▸ Work to complete
Set down, exactly as written, the lines from the top of the data to the line that holds "plt.style.use('ggplot')", and omit the pictures.

________________

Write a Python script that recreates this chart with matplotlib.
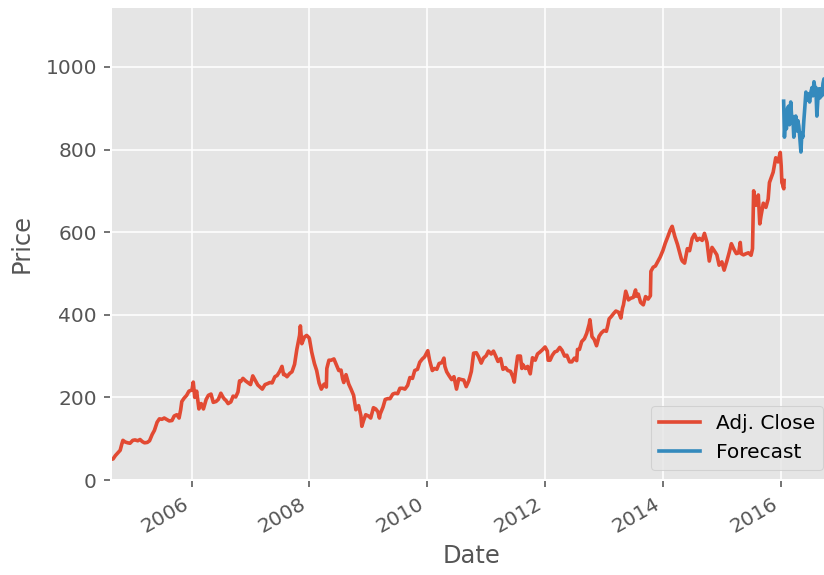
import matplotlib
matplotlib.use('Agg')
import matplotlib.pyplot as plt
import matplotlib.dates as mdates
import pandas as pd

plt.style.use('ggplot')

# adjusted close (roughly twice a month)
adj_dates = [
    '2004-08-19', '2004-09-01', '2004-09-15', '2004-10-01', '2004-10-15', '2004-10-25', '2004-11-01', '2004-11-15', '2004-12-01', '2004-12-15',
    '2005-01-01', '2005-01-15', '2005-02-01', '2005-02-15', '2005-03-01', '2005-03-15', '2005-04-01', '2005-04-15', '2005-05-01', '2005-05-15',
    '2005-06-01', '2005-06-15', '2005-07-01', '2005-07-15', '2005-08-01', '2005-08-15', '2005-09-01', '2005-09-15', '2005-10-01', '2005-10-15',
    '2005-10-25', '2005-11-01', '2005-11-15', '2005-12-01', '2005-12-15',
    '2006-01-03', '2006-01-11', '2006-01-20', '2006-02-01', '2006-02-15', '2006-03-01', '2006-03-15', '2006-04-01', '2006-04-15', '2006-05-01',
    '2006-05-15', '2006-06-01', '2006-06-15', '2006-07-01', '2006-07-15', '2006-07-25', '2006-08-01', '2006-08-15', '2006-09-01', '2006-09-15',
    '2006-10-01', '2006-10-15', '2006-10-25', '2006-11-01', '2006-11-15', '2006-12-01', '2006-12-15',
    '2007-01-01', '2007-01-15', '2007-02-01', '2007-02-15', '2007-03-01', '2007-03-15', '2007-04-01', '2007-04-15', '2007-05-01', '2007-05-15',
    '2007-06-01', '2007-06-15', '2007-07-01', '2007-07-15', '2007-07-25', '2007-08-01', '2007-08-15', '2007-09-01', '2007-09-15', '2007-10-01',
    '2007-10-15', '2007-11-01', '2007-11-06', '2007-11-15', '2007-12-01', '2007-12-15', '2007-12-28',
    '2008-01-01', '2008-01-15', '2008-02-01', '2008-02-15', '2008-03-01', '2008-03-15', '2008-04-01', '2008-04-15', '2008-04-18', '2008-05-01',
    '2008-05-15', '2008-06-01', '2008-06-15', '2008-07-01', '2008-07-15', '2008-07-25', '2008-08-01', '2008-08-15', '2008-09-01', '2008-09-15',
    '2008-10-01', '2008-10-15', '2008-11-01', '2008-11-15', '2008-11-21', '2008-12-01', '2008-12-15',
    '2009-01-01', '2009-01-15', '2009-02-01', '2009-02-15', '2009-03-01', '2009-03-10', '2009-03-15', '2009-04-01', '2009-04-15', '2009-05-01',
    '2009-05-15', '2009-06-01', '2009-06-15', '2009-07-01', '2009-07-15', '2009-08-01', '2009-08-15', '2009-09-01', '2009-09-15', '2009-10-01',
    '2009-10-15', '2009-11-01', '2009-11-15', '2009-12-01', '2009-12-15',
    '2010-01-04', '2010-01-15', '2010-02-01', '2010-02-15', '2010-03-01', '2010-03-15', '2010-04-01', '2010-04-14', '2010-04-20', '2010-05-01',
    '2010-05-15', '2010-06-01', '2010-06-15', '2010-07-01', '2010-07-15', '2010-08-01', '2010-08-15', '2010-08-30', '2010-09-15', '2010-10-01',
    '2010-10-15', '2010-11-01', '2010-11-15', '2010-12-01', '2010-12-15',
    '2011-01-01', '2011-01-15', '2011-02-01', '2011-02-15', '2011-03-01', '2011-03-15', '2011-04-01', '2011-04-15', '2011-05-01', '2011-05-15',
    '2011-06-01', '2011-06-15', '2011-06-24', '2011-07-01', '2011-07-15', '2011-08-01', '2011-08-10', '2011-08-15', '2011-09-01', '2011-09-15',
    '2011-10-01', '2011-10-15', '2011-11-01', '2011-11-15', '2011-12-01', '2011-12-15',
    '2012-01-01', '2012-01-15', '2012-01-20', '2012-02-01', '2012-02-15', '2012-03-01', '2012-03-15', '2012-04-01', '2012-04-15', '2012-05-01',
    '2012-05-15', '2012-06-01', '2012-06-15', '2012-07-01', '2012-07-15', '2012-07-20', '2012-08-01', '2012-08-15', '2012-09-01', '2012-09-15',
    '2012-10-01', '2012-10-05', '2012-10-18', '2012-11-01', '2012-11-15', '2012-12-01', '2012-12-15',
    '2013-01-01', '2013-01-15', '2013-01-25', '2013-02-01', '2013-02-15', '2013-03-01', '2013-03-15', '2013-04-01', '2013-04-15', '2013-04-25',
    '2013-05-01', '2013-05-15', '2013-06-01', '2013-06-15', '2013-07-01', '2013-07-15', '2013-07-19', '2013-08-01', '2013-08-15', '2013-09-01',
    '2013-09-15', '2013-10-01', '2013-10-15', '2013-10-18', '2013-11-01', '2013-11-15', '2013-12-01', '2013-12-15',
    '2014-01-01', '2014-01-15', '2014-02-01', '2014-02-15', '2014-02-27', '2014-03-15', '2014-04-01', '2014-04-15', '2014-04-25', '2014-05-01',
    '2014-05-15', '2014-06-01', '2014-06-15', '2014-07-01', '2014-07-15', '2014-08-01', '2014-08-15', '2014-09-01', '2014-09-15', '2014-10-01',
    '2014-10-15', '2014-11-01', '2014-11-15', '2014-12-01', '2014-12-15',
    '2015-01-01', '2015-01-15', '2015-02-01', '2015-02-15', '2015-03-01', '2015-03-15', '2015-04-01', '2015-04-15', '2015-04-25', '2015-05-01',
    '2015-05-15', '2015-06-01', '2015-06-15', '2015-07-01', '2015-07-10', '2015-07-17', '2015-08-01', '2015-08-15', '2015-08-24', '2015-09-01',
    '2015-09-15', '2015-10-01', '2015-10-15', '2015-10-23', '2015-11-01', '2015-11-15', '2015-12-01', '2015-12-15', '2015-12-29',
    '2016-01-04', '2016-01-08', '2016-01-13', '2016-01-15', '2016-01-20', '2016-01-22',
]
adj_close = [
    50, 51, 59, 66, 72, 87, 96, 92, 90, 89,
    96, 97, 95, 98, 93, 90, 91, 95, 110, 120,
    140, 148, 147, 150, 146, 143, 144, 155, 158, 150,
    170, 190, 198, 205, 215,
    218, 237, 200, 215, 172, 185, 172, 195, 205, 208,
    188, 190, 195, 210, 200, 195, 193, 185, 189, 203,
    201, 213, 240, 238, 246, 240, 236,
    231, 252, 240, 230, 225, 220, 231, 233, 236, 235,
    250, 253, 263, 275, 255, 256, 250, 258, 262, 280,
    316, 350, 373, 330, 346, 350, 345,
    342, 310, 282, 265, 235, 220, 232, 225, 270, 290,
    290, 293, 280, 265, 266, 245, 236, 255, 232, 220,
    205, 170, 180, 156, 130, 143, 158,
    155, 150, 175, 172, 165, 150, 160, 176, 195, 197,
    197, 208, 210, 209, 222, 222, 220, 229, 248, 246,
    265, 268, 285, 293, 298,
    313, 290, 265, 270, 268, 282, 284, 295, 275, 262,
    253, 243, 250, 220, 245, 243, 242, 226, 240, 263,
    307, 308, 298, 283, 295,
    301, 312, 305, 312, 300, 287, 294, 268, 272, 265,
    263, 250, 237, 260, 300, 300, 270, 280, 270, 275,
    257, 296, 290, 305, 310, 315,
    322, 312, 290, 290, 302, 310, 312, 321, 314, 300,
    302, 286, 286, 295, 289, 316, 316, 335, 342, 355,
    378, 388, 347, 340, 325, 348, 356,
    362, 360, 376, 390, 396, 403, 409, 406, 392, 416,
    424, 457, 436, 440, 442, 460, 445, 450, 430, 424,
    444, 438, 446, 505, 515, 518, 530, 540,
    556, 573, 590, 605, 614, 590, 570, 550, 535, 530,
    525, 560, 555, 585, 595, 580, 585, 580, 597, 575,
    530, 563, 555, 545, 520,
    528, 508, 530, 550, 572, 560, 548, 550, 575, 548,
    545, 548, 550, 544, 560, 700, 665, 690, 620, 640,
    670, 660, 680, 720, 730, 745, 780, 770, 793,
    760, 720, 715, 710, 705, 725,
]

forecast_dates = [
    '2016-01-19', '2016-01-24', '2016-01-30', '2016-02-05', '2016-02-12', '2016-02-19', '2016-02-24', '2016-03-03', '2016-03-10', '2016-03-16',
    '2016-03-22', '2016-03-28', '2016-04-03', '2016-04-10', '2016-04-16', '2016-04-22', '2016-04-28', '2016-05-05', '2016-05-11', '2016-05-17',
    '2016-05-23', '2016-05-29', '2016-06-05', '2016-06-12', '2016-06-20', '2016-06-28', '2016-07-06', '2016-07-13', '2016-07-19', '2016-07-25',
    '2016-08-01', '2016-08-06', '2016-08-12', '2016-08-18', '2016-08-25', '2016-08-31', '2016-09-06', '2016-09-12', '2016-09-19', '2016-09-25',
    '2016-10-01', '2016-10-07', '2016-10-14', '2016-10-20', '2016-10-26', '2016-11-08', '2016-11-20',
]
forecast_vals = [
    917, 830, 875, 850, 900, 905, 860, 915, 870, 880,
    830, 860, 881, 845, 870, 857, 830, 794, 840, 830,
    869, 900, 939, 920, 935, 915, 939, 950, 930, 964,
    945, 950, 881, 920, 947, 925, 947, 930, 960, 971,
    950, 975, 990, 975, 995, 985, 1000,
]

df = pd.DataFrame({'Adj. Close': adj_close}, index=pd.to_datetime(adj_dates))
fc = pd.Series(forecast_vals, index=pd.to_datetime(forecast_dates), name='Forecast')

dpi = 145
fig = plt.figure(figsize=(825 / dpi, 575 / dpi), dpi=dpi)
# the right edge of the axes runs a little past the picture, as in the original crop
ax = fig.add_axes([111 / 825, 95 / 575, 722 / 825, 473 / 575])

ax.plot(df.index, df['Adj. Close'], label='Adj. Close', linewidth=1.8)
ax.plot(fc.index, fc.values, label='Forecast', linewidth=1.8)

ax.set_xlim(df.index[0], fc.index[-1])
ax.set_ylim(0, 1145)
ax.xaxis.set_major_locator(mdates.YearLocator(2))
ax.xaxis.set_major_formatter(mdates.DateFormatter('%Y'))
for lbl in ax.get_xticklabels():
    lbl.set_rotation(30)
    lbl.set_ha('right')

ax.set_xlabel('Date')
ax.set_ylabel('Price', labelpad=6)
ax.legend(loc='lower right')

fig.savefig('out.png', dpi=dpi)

________________

▸ Output for this exercise
Write a Python script that recreates this chart with matplotlib.
import matplotlib
matplotlib.use('Agg')
import matplotlib.pyplot as plt
import matplotlib.dates as mdates
import pandas as pd

plt.style.use('ggplot')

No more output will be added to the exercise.